▸ AIM OF THE TASK: Your task is to output the listing word for word, with pictures excluded.

--- START OF RECORDED INFORMATION ---

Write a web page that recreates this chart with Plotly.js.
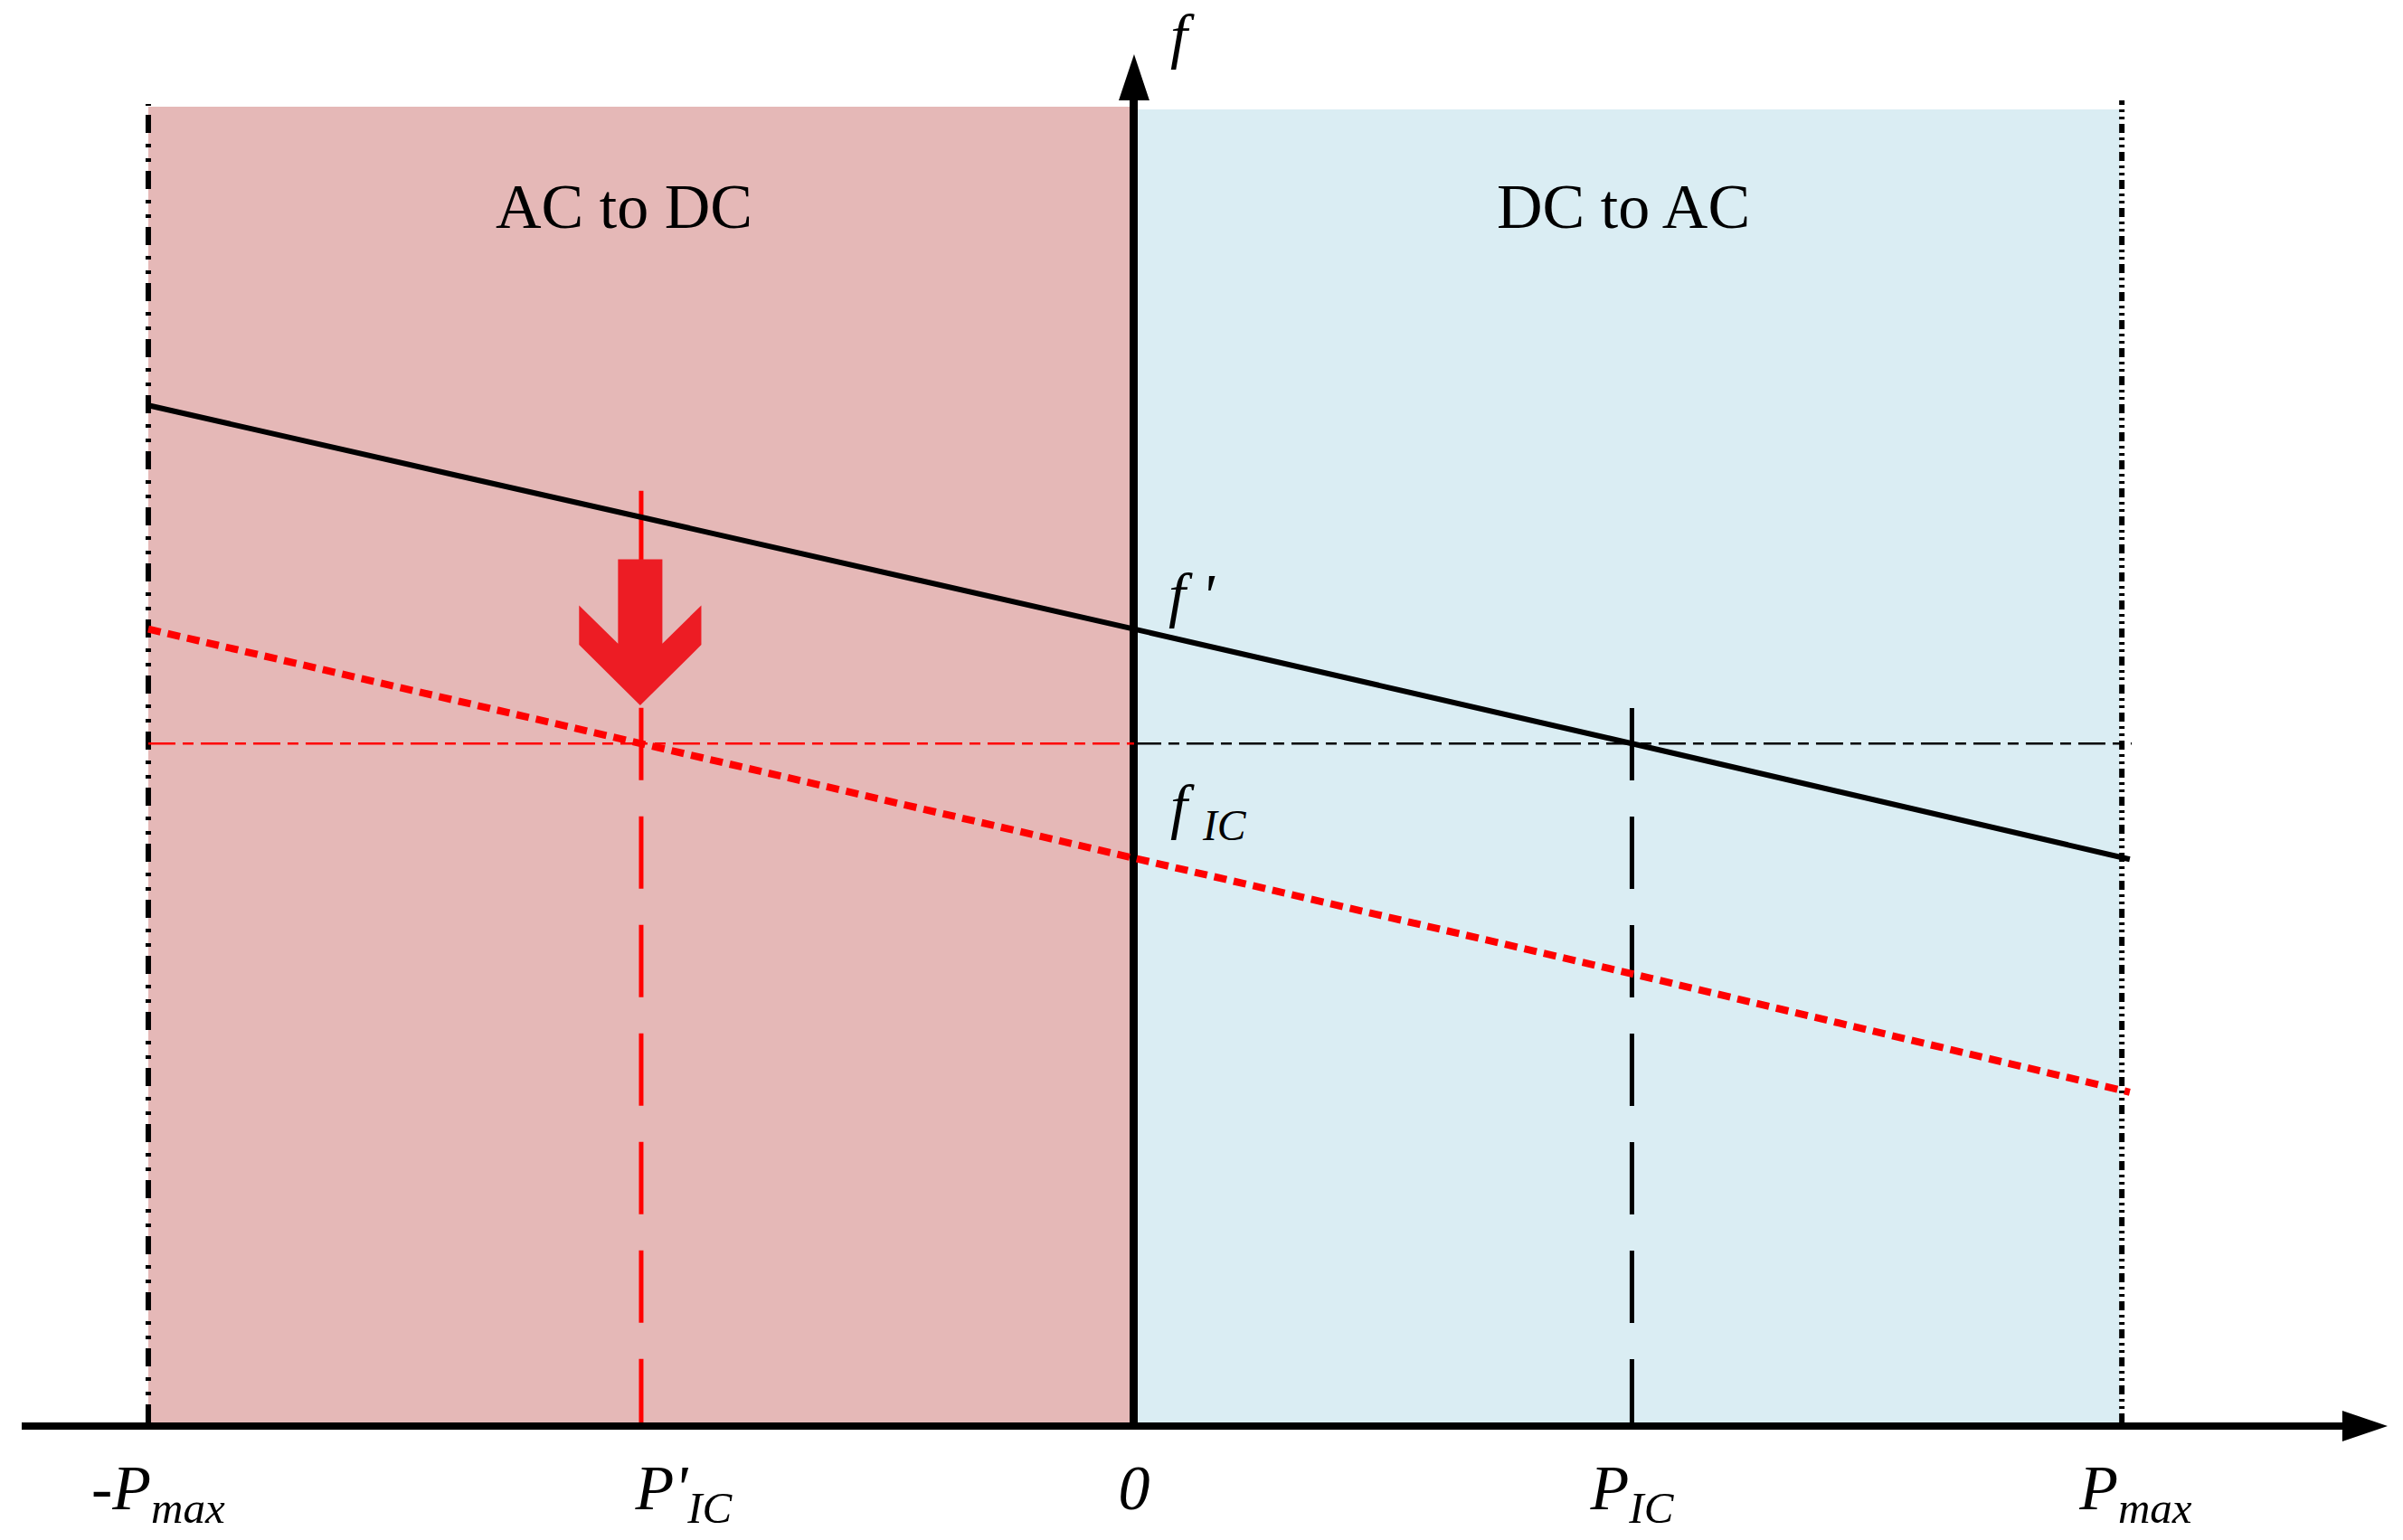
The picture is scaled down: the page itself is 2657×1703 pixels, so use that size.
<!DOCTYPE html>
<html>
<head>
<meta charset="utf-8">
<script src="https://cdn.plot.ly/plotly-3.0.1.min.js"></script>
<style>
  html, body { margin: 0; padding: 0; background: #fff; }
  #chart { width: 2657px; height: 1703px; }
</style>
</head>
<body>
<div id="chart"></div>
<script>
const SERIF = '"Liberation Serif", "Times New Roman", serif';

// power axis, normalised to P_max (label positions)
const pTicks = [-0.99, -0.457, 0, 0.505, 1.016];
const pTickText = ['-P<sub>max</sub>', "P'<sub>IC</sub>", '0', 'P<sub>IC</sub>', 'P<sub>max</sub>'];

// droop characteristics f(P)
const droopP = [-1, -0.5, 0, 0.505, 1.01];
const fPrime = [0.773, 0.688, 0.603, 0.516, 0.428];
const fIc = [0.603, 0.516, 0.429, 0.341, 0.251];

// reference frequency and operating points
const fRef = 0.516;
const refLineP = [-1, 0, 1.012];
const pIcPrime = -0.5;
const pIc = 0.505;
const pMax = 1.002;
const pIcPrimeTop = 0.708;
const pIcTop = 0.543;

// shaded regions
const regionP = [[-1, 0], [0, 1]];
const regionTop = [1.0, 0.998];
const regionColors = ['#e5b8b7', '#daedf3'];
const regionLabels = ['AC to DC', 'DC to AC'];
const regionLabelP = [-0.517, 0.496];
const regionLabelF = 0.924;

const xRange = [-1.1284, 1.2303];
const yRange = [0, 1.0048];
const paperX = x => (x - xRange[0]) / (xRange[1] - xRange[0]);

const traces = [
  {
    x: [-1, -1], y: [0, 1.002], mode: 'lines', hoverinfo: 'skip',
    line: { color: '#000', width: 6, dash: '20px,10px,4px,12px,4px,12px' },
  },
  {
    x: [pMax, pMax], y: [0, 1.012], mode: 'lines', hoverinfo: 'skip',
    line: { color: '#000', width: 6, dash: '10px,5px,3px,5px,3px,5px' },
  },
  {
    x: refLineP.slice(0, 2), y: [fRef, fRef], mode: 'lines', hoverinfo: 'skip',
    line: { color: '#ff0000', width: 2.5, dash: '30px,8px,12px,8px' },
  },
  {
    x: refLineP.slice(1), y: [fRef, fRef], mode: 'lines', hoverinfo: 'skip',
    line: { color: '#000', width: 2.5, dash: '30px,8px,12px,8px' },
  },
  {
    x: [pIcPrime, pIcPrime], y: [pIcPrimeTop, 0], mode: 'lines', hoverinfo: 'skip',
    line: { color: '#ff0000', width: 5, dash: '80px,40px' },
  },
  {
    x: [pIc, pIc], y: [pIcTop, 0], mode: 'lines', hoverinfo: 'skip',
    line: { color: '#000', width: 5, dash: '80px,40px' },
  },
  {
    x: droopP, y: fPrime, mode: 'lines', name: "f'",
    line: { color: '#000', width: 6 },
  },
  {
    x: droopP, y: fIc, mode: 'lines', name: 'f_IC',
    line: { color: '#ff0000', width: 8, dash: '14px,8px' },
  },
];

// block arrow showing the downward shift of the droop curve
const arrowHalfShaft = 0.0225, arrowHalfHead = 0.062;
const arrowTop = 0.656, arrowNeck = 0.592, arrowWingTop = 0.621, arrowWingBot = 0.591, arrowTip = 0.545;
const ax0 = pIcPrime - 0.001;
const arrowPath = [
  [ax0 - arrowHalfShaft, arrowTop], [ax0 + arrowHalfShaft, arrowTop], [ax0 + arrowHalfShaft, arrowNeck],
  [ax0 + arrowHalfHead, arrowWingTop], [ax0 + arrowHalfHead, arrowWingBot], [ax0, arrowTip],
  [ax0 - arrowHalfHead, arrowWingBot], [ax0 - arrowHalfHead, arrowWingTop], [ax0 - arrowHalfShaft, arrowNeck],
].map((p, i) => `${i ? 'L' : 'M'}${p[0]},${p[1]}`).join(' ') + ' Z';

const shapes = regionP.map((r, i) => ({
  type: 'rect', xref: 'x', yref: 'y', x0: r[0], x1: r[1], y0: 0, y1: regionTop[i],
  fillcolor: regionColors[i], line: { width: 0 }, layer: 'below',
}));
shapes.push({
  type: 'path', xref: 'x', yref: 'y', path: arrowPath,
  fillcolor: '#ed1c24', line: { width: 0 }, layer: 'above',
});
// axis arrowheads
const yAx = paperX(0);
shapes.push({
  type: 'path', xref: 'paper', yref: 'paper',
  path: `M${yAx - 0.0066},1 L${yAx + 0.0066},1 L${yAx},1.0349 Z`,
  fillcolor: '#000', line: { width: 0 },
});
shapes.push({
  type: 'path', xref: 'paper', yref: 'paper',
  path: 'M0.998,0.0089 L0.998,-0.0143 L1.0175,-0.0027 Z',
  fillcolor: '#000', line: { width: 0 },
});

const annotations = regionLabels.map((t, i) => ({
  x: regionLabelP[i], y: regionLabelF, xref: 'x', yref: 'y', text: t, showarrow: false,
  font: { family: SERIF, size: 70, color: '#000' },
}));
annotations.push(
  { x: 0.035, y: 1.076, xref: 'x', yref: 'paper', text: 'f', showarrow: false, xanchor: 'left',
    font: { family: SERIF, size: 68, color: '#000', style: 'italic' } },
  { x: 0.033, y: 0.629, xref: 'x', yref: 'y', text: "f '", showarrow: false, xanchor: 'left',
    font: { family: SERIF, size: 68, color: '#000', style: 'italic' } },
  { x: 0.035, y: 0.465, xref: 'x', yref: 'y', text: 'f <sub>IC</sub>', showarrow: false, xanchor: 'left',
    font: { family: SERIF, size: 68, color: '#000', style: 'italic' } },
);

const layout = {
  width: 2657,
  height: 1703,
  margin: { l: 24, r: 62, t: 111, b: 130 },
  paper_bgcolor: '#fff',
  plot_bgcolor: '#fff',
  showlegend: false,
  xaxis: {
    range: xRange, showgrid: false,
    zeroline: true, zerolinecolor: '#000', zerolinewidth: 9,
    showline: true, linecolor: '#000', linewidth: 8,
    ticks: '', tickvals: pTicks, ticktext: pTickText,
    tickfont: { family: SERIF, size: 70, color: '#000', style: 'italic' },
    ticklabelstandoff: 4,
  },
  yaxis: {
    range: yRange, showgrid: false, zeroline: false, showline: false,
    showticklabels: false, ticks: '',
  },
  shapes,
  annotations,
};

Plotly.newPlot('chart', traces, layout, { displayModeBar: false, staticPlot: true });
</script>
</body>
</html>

--- END OF RECORDED INFORMATION ---

▸ RESULT FOR THIS TASK:
Write a web page that recreates this chart with Plotly.js.
The picture is scaled down: the page itself is 2657×1703 pixels, so use that size.
<!DOCTYPE html>
<html>
<head>
<meta charset="utf-8">
<script src="https://cdn.plot.ly/plotly-3.0.1.min.js"></script>
<style>
  html, body { margin: 0; padding: 0; background: #fff; }
  #chart { width: 2657px; height: 1703px; }
</style>
</head>
<body>
<div id="chart"></div>
<script>
const SERIF = '"Liberation Serif", "Times New Roman", serif';

// power axis, normalised to P_max (label positions)
const pTicks = [-0.99, -0.457, 0, 0.505, 1.016];
const pTickText = ['-P<sub>max</sub>', "P'<sub>IC</sub>", '0', 'P<sub>IC</sub>', 'P<sub>max</sub>'];

// droop characteristics f(P)
const droopP = [-1, -0.5, 0, 0.505, 1.01];
const fPrime = [0.773, 0.688, 0.603, 0.516, 0.428];
const fIc = [0.603, 0.516, 0.429, 0.341, 0.251];

// reference frequency and operating points
const fRef = 0.516;
const refLineP = [-1, 0, 1.012];
const pIcPrime = -0.5;
const pIc = 0.505;
const pMax = 1.002;
const pIcPrimeTop = 0.708;
const pIcTop = 0.543;

// shaded regions
const regionP = [[-1, 0], [0, 1]];
const regionTop = [1.0, 0.998];
const regionColors = ['#e5b8b7', '#daedf3'];
const regionLabels = ['AC to DC', 'DC to AC'];
const regionLabelP = [-0.517, 0.496];
const regionLabelF = 0.924;

const xRange = [-1.1284, 1.2303];
const yRange = [0, 1.0048];
const paperX = x => (x - xRange[0]) / (xRange[1] - xRange[0]);

const traces = [
  {
    x: [-1, -1], y: [0, 1.002], mode: 'lines', hoverinfo: 'skip',
    line: { color: '#000', width: 6, dash: '20px,10px,4px,12px,4px,12px' },
  },
  {
    x: [pMax, pMax], y: [0, 1.012], mode: 'lines', hoverinfo: 'skip',
    line: { color: '#000', width: 6, dash: '10px,5px,3px,5px,3px,5px' },
  },
  {
    x: refLineP.slice(0, 2), y: [fRef, fRef], mode: 'lines', hoverinfo: 'skip',
    line: { color: '#ff0000', width: 2.5, dash: '30px,8px,12px,8px' },
  },
  {
    x: refLineP.slice(1), y: [fRef, fRef], mode: 'lines', hoverinfo: 'skip',
    line: { color: '#000', width: 2.5, dash: '30px,8px,12px,8px' },
  },
  {
    x: [pIcPrime, pIcPrime], y: [pIcPrimeTop, 0], mode: 'lines', hoverinfo: 'skip',
    line: { color: '#ff0000', width: 5, dash: '80px,40px' },
  },
  {
    x: [pIc, pIc], y: [pIcTop, 0], mode: 'lines', hoverinfo: 'skip',
    line: { color: '#000', width: 5, dash: '80px,40px' },
  },
  {
    x: droopP, y: fPrime, mode: 'lines', name: "f'",
    line: { color: '#000', width: 6 },
  },
  {
    x: droopP, y: fIc, mode: 'lines', name: 'f_IC',
    line: { color: '#ff0000', width: 8, dash: '14px,8px' },
  },
];

// block arrow showing the downward shift of the droop curve
const arrowHalfShaft = 0.0225, arrowHalfHead = 0.062;
const arrowTop = 0.656, arrowNeck = 0.592, arrowWingTop = 0.621, arrowWingBot = 0.591, arrowTip = 0.545;
const ax0 = pIcPrime - 0.001;
const arrowPath = [
  [ax0 - arrowHalfShaft, arrowTop], [ax0 + arrowHalfShaft, arrowTop], [ax0 + arrowHalfShaft, arrowNeck],
  [ax0 + arrowHalfHead, arrowWingTop], [ax0 + arrowHalfHead, arrowWingBot], [ax0, arrowTip],
  [ax0 - arrowHalfHead, arrowWingBot], [ax0 - arrowHalfHead, arrowWingTop], [ax0 - arrowHalfShaft, arrowNeck],
].map((p, i) => `${i ? 'L' : 'M'}${p[0]},${p[1]}`).join(' ') + ' Z';

const shapes = regionP.map((r, i) => ({
  type: 'rect', xref: 'x', yref: 'y', x0: r[0], x1: r[1], y0: 0, y1: regionTop[i],
  fillcolor: regionColors[i], line: { width: 0 }, layer: 'below',
}));
shapes.push({
  type: 'path', xref: 'x', yref: 'y', path: arrowPath,
  fillcolor: '#ed1c24', line: { width: 0 }, layer: 'above',
});
// axis arrowheads
const yAx = paperX(0);
shapes.push({
  type: 'path', xref: 'paper', yref: 'paper',
  path: `M${yAx - 0.0066},1 L${yAx + 0.0066},1 L${yAx},1.0349 Z`,
  fillcolor: '#000', line: { width: 0 },
});
shapes.push({
  type: 'path', xref: 'paper', yref: 'paper',
  path: 'M0.998,0.0089 L0.998,-0.0143 L1.0175,-0.0027 Z',
  fillcolor: '#000', line: { width: 0 },
});

const annotations = regionLabels.map((t, i) => ({
  x: regionLabelP[i], y: regionLabelF, xref: 'x', yref: 'y', text: t, showarrow: false,
  font: { family: SERIF, size: 70, color: '#000' },
}));
annotations.push(
  { x: 0.035, y: 1.076, xref: 'x', yref: 'paper', text: 'f', showarrow: false, xanchor: 'left',
    font: { family: SERIF, size: 68, color: '#000', style: 'italic' } },
  { x: 0.033, y: 0.629, xref: 'x', yref: 'y', text: "f '", showarrow: false, xanchor: 'left',
    font: { family: SERIF, size: 68, color: '#000', style: 'italic' } },
  { x: 0.035, y: 0.465, xref: 'x', yref: 'y', text: 'f <sub>IC</sub>', showarrow: false, xanchor: 'left',
    font: { family: SERIF, size: 68, color: '#000', style: 'italic' } },
);

const layout = {
  width: 2657,
  height: 1703,
  margin: { l: 24, r: 62, t: 111, b: 130 },
  paper_bgcolor: '#fff',
  plot_bgcolor: '#fff',
  showlegend: false,
  xaxis: {
    range: xRange, showgrid: false,
    zeroline: true, zerolinecolor: '#000', zerolinewidth: 9,
    showline: true, linecolor: '#000', linewidth: 8,
    ticks: '', tickvals: pTicks, ticktext: pTickText,
    tickfont: { family: SERIF, size: 70, color: '#000', style: 'italic' },
    ticklabelstandoff: 4,
  },
  yaxis: {
    range: yRange, showgrid: false, zeroline: false, showline: false,
    showticklabels: false, ticks: '',
  },
  shapes,
  annotations,
};

Plotly.newPlot('chart', traces, layout, { displayModeBar: false, staticPlot: true });
</script>
</body>
</html>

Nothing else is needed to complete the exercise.